Below is a very simple example of what I mean. Imagine we reach a planet, and come across a species whose DNA is sequenced and reveals the folowing genes: A, B and C.

We then take a sample of individuals, and sequence their genome. The nine individuals in our sample come from different continents and the "order" of the genes is different in each individual:


We assume that mutations take place at random so a B can spontaneously mutate into C or A, an A into B or C and a C into A or B. So, a group of scientists after looking at the genomes assumes that AAAAA is the oldest group of that species and that the other populations are the result of mutations that modified the original genome. They build tree (1) shown below. The most distant population is the one with the BABAB genome.

The red arrow marks the "founding" population and the green arrow the "newest" group, descended from them.

But another group of scientist based on some ancient remains and other assumptions, says "No, the original population is not AAAAA, it is the people carrying the BABAB genes" (exactly the opposite to what the first group of scientists have proposed and proven in Tree (1).

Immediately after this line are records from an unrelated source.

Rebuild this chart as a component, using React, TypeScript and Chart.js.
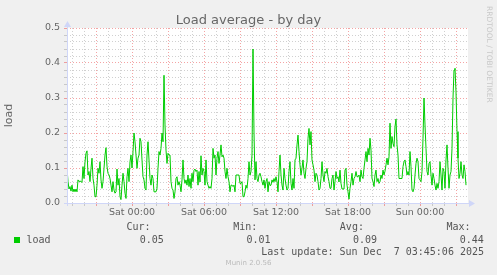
import { useEffect, useRef } from "react";
import { Chart, registerables } from "chart.js";

Chart.register(...registerables);

// 5-minute samples of the load average, left to right
const loadValues: number[] = [
  0.10, 0.061, 0.04, 0.047, 0.034, 0.051, 0.032, 0.04, 0.032, 0.04,
  0.032, 0.066, 0.061, 0.063, 0.061, 0.059, 0.104, 0.07, 0.118, 0.142,
  0.149, 0.08, 0.09, 0.061, 0.099, 0.128, 0.07, 0.051, 0.018, 0.018,
  0.051, 0.099, 0.085, 0.118, 0.066, 0.042, 0.061, 0.099, 0.137, 0.158,
  0.104, 0.085, 0.08, 0.07, 0.051, 0.032, 0.061, 0.037, 0.028, 0.032,
  0.097, 0.051, 0.07, 0.018, 0.01, 0.051, 0.085, 0.061, 0.028, 0.013,
  0.075, 0.099, 0.061, 0.118, 0.137, 0.1, 0.147, 0.2, 0.175, 0.137,
  0.099, 0.128, 0.137, 0.185, 0.175, 0.123, 0.075, 0.066, 0.042, 0.037,
  0.137, 0.175, 0.123, 0.07, 0.051, 0.08, 0.07, 0.032, 0.032, 0.032,
  0.042, 0.099, 0.147, 0.137, 0.156, 0.2, 0.175, 0.365, 0.223, 0.151,
  0.113, 0.142, 0.137, 0.137, 0.061, 0.042, 0.037, 0.013, 0.032, 0.07,
  0.075, 0.051, 0.061, 0.051, 0.032, 0.066, 0.123, 0.07, 0.056, 0.066,
  0.051, 0.08, 0.047, 0.07, 0.042, 0.085, 0.061, 0.094, 0.097, 0.09,
  0.094, 0.051, 0.09, 0.06, 0.135, 0.08, 0.099, 0.09, 0.051, 0.123,
  0.061, 0.051, 0.042, 0.047, 0.042, 0.07, 0.156, 0.128, 0.137, 0.08,
  0.128, 0.147, 0.113, 0.137, 0.166, 0.132, 0.137, 0.128, 0.09, 0.07,
  0.099, 0.075, 0.061, 0.032, 0.051, 0.051, 0.047, 0.051, 0.032, 0.08,
  0.08, 0.08, 0.08, 0.056, 0.056, 0.061, 0.018, 0.018, 0.032, 0.051,
  0.042, 0.07, 0.118, 0.08, 0.09, 0.137, 0.44, 0.2, 0.066, 0.118,
  0.07, 0.061, 0.08, 0.085, 0.075, 0.061, 0.051, 0.066, 0.042, 0.061,
  0.07, 0.032, 0.061, 0.05, 0.051, 0.066, 0.059, 0.07, 0.061, 0.075,
  0.061, 0.032, 0.09, 0.137, 0.08, 0.051, 0.037, 0.099, 0.07, 0.051,
  0.037, 0.042, 0.09, 0.118, 0.056, 0.037, 0.07, 0.042, 0.123, 0.128,
  0.166, 0.194, 0.147, 0.109, 0.08, 0.099, 0.123, 0.085, 0.07, 0.099,
  0.118, 0.185, 0.213, 0.166, 0.204, 0.123, 0.109, 0.094, 0.061, 0.085,
  0.08, 0.061, 0.037, 0.042, 0.07, 0.118, 0.08, 0.061, 0.09, 0.085,
  0.099, 0.075, 0.061, 0.042, 0.042, 0.07, 0.08, 0.037, 0.061, 0.09,
  0.07, 0.075, 0.06, 0.094, 0.056, 0.04, 0.04, 0.04, 0.094, 0.099,
  0.051, 0.032, 0.011, 0.042, 0.061, 0.085, 0.051, 0.07, 0.075, 0.09,
  0.075, 0.075, 0.08, 0.061, 0.094, 0.075, 0.07, 0.099, 0.123, 0.147,
  0.118, 0.156, 0.137, 0.185, 0.151, 0.07, 0.061, 0.047, 0.08, 0.094,
  0.061, 0.07, 0.056, 0.061, 0.08, 0.07, 0.094, 0.08, 0.091, 0.109,
  0.128, 0.109, 0.132, 0.228, 0.156, 0.19, 0.17, 0.161, 0.218, 0.24,
  0.166, 0.137, 0.07, 0.07, 0.07, 0.07, 0.104, 0.118, 0.123, 0.104,
  0.08, 0.09, 0.08, 0.147, 0.104, 0.037, 0.032, 0.042, 0.08, 0.113,
  0.128, 0.118, 0.07, 0.066, 0.061, 0.09, 0.185, 0.30, 0.223, 0.156,
  0.09, 0.08, 0.113, 0.118, 0.08, 0.051, 0.085, 0.07, 0.051, 0.037,
  0.056, 0.042, 0.061, 0.118, 0.08, 0.037, 0.099, 0.09, 0.042, 0.123,
  0.166, 0.099, 0.042, 0.08, 0.09, 0.156, 0.30, 0.38, 0.385, 0.318,
  0.204, 0.128, 0.07, 0.085, 0.118, 0.08, 0.07, 0.109, 0.09, 0.051,
];

// time axis in hours relative to Sat 00:00
const firstSampleHour = -65 / 12; // Fri 18:35
const sampleStepHour = 5 / 60;
const axisMaxHour = 28;
const labelHours = [0, 6, 12, 18, 24];
const labelTexts = ["Sat 00:00", "Sat 06:00", "Sat 12:00", "Sat 18:00", "Sun 00:00"];
const yMin = 0;
const yMax = 0.5;

const titleText = "Load average - by day";
const yAxisTitle = "load";
const seriesName = "load";
const statHeaders = ["Cur:", "Min:", "Avg:", "Max:"];
const statValues = ["0.05", "0.01", "0.09", "0.44"];
const lastUpdate = "Last update: Sun Dec  7 03:45:06 2025";
const footerText = "Munin 2.0.56";
const sideText = "RRDTOOL / TOBI OETIKER";

const LINE_COLOR = "#00CC00";
const AXIS_COLOR = "#CFD6F8";
const TEXT_COLOR = "#666666";
const MAJOR_GRID = "rgba(235, 90, 90, 0.55)";
const MINOR_GRID = "rgba(150, 150, 150, 0.45)";

const muninPlugin = {
  id: "muninDecor",
  beforeDraw(chart: any) {
    const { ctx, chartArea: a, width, height } = chart;
    ctx.save();
    ctx.fillStyle = "#F0F0F0";
    ctx.fillRect(0, 0, width, height);
    ctx.fillStyle = "#FFFFFF";
    ctx.fillRect(a.left, a.top, a.right - a.left, a.bottom - a.top);
    ctx.restore();
  },
  afterDraw(chart: any) {
    const { ctx, chartArea: a } = chart;
    ctx.save();
    // axes
    ctx.strokeStyle = AXIS_COLOR;
    ctx.lineWidth = 1;
    ctx.beginPath();
    ctx.moveTo(a.left - 3, a.bottom + 0.5);
    ctx.lineTo(a.right + 2, a.bottom + 0.5);
    ctx.moveTo(a.left + 0.5, a.bottom + 3);
    ctx.lineTo(a.left + 0.5, a.top - 2);
    ctx.stroke();
    ctx.fillStyle = AXIS_COLOR;
    ctx.beginPath();
    ctx.moveTo(a.right + 1, a.bottom - 3);
    ctx.lineTo(a.right + 7, a.bottom + 0.5);
    ctx.lineTo(a.right + 1, a.bottom + 4);
    ctx.closePath();
    ctx.fill();
    ctx.beginPath();
    ctx.moveTo(a.left - 3, a.top - 1);
    ctx.lineTo(a.left + 0.5, a.top - 7);
    ctx.lineTo(a.left + 4, a.top - 1);
    ctx.closePath();
    ctx.fill();

    // side credit
    ctx.save();
    ctx.translate(489, 6);
    ctx.rotate(Math.PI / 2);
    ctx.font = '7.5px "DejaVu Sans"';
    ctx.fillStyle = "#C8C8C8";
    ctx.textAlign = "left";
    ctx.textBaseline = "middle";
    ctx.fillText(sideText, 0, 0);
    ctx.restore();

    // legend
    ctx.font = '10px "DejaVu Sans Mono"';
    ctx.fillStyle = "#555555";
    ctx.textBaseline = "middle";
    const colStep = 106.67;
    ctx.textAlign = "left";
    statHeaders.forEach((h, i) => ctx.fillText(h, 126.5 + i * colStep, 227.5));
    ctx.textAlign = "right";
    statValues.forEach((v, i) => ctx.fillText(v, 163.8 + i * colStep, 240.5));
    ctx.fillText(lastUpdate, 484, 252.5);
    ctx.textAlign = "left";
    ctx.fillText(seriesName, 26.5, 240.5);
    ctx.fillStyle = LINE_COLOR;
    ctx.fillRect(14, 237, 6, 6);

    // footer
    ctx.font = '7px "DejaVu Sans"';
    ctx.fillStyle = "#BBBBBB";
    ctx.textAlign = "center";
    ctx.fillText(footerText, 248.5, 263.5);
    ctx.restore();
  },
};

export default function App() {
  const canvasRef = useRef<HTMLCanvasElement | null>(null);

  useEffect(() => {
    const canvas = canvasRef.current;
    if (!canvas) return;
    Chart.defaults.font.family = '"DejaVu Sans"';

    const points = loadValues.map((v, i) => ({
      x: firstSampleHour + i * sampleStepHour,
      y: v,
    }));

    const chart = new Chart(canvas, {
      type: "line",
      data: {
        datasets: [
          {
            label: seriesName,
            data: points,
            borderColor: LINE_COLOR,
            backgroundColor: LINE_COLOR,
            borderWidth: 1,
            pointRadius: 0,
            tension: 0,
            fill: false,
          },
        ],
      },
      options: {
        animation: false,
        responsive: false,
        events: [],
        layout: { padding: { left: 0, right: 0, top: 0, bottom: 0 } },
        plugins: {
          legend: { display: false },
          tooltip: { enabled: false },
          title: {
            display: true,
            text: titleText,
            color: TEXT_COLOR,
            font: { family: '"DejaVu Sans"', size: 13, weight: "normal", lineHeight: 15 / 13 },
            padding: { top: 13, bottom: 0 },
          },
        },
        scales: {
          x: {
            type: "linear",
            position: "bottom",
            min: firstSampleHour,
            max: axisMaxHour,
            afterFit: (s: any) => {
              s.height = 72;
            },
            border: { display: false, dash: [1, 2] },
            grid: {
              drawTicks: true,
              tickLength: 3,
              color: (c: any) => {
                const v = Math.round(c.tick?.value ?? 0);
                if (v >= axisMaxHour) return "rgba(0,0,0,0)";
                return v % 3 === 0 ? MAJOR_GRID : MINOR_GRID;
              },
            },
            ticks: {
              stepSize: 1,
              includeBounds: false,
              autoSkip: false,
              maxRotation: 0,
              padding: 1,
              color: TEXT_COLOR,
              font: { family: '"DejaVu Sans"', size: 9.5 },
              callback: (value: any) => {
                const idx = labelHours.indexOf(Math.round(Number(value)));
                return idx >= 0 && Math.abs(Number(value) - labelHours[idx]) < 1e-6 ? labelTexts[idx] : "";
              },
            },
          },
          y: {
            type: "linear",
            position: "left",
            min: yMin,
            max: yMax,
            afterFit: (s: any) => {
              s.width = 67;
            },
            border: { display: false, dash: [1, 2] },
            grid: {
              drawTicks: true,
              tickLength: 3,
              color: (c: any) => {
                const v = Math.round((c.tick?.value ?? 0) * 100);
                return v % 10 === 0 ? MAJOR_GRID : MINOR_GRID;
              },
            },
            title: {
              display: true,
              text: yAxisTitle,
              color: TEXT_COLOR,
              font: { family: '"DejaVu Sans"', size: 11 },
              padding: { top: 3, bottom: 0 },
            },
            ticks: {
              stepSize: 0.02,
              autoSkip: false,
              padding: 4,
              color: TEXT_COLOR,
              font: { family: '"DejaVu Sans"', size: 9.5 },
              callback: (value: any) => {
                const v = Math.round(Number(value) * 100);
                return v % 10 === 0 ? (v / 100).toFixed(1) : "";
              },
            },
          },
          yRight: {
            type: "linear",
            position: "right",
            display: true,
            afterFit: (s: any) => {
              s.width = 29;
            },
            border: { display: false },
            grid: { display: false, drawTicks: false },
            ticks: { display: false },
          },
        },
      },
      plugins: [muninPlugin],
    } as any);

    return () => {
      chart.destroy();
    };
  }, []);

  return (
    <div style={{ position: "absolute", left: 0, top: 0, width: 497, height: 275 }}>
      <canvas ref={canvasRef} width={497} height={275} style={{ display: "block" }} />
    </div>
  );
}
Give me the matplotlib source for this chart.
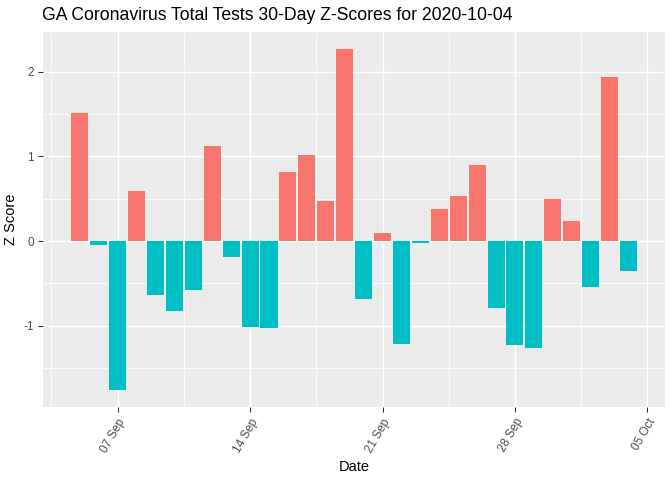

The second group builds Tree 2, where as we can see (the green arrow shows the original population and the red one shows us where they place the population AAAAA. For this second group of scholars, populations AACAB and CACAA are the "most recent" populations. The tree below shows the mutated gene in red:

Two different trees built from the same genome samples. Copyright © 2018 by Austin Whittall

The scholars could then identify haplogroups where the A to C or the B to A mutation marks a haplogroup and theorize on how these haplogroups evolved one from the other... Does this sound familiar? Yes, it is how the mtDNA and the Y chromosome DNA haplogroups were created -by adopting certain mutations as key indicators for branches and defining that it took place in a certain way (in our DNA, for instance, an aadenine (A) switch for a cytosine (C) may mark a haplogroup. A for C but, we could also -as in our thoretical planet imagine that the C switched for an A and that the supposed parent genome is actually the child and not the other way round.

Thus the "new" American genomes could actually be the oldest and the African ones the youngest (like switching from tree 1 to 2 above).

This is of course an oversimplification, but we do have the DNA of Neanderthals, Denisovans, Homo sapiens from different sites around the world, and anchors from our ape relatives, the chimps. But often, when I look at the sequences (CGACGGAATACG... and so on - see this image below (from Nature where a standard human sequence -top row "Reference"- is compared to Neandertal sequences in the bottom two rows), I wonder how true and accurate are our "reconstructions". Which base mutated first, which later?...

And also See this image, which compares Denisovan, Neandertal and some apes and monkeys.

Trees are created by computer programs that use "assumptions" and theoretical considerations built into them by the scientists that programmed them. They supposedly work using statistically sound calculations, which are so complex that I doubt anyone can verify them without the help of computer software... so maybe some bias is built into them, for instance assuming that AAAAA is the "original" genome in our distant planet, or here, assuming that the DNA of an African is "older" than that of an Amerindian...

I don't believe in snake oil, but I do believe that we should look at facts with open eyes (like the two trees that can be built using those nine sequences in our distant planet. Same data different conclusions) and not be biased by a prejudice (prejudice = Pre Judgement, we use the data to prove what we believe to be true, not to prove the facts...).